Our head of markets assesses sentiment following UK data and ahead of a US central bank meeting later.
Resistance to the recent slide in US markets has gained some traction, although the situation remains brittle, with many of the concerns causing the slide still in evidence.
The economic recovery in the world’s largest economy remains uneven, with high unemployment claims and traces of a continuing pandemic weighing on prospects. The consumer has to date been helped by a generous fiscal boost from the government, while the monetary stance of the Federal Reserve is still extremely accommodative.
The outcome of the Fed meeting later today is expected to confirm that the central bank retains its dovish stance, and is ready to initiate further action if the economic data demands it. At the same time, any forward guidance will reveal the current thinking as to how to navigate the current challenges, such as any tweaks to its position on interest rates.
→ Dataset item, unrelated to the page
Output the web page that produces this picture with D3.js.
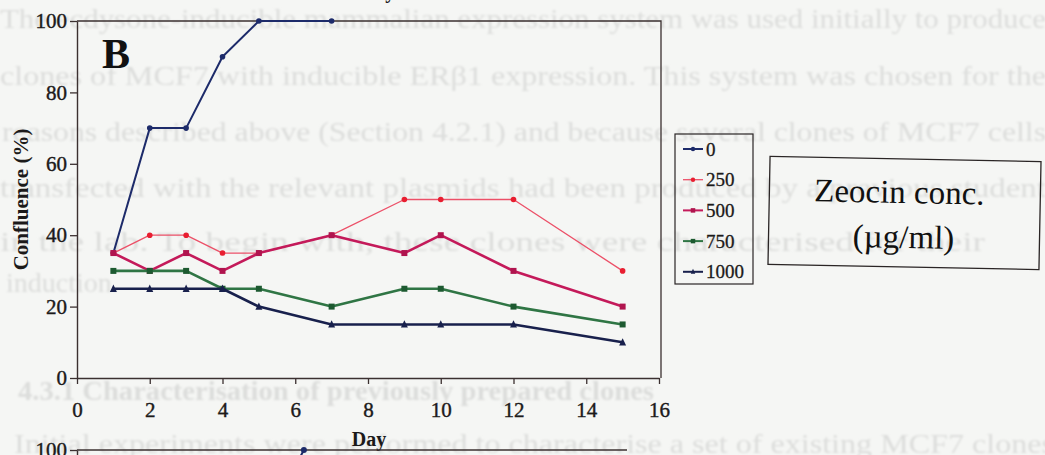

Meanwhile, hopes of further fiscal stimulus have temporarily stalled as the opposing sides of the House see any payout as political capital, given that the Presidential race is now accelerating. Even so, the fact remains that there is a disconnect between Wall Street and Main Street which the authorities need to address, particularly in this politically-charged environment.
The year-to-date figures have at least temporarily stabilised. The Dow Jones is down just 1.9%, the S&P500 is up 5.3% and the Nasdaq is still ahead by 25% even after the recent selling pressure.
The FTSE 100 index remains unable to emerge from the doldrums, with the index still down 19% in the year to date. A slight uptick in recent sessions is largely the result of a weaker sterling, as the index remains constrained by the nature of its beleaguered constituents such as oils and banks, as well as generally sour sentiment towards immediate UK economic prospects.
The August “Eat out to Help out” scheme helped put a lid on inflation for the month - down to 0.2%, the lowest measure of the Consumer Price Index (CPI) since December 2015 - but the impending end to the furlough scheme, the likely rise in unemployment and fractious negotiations with the EU will likely keep the UK in unfavoured territory.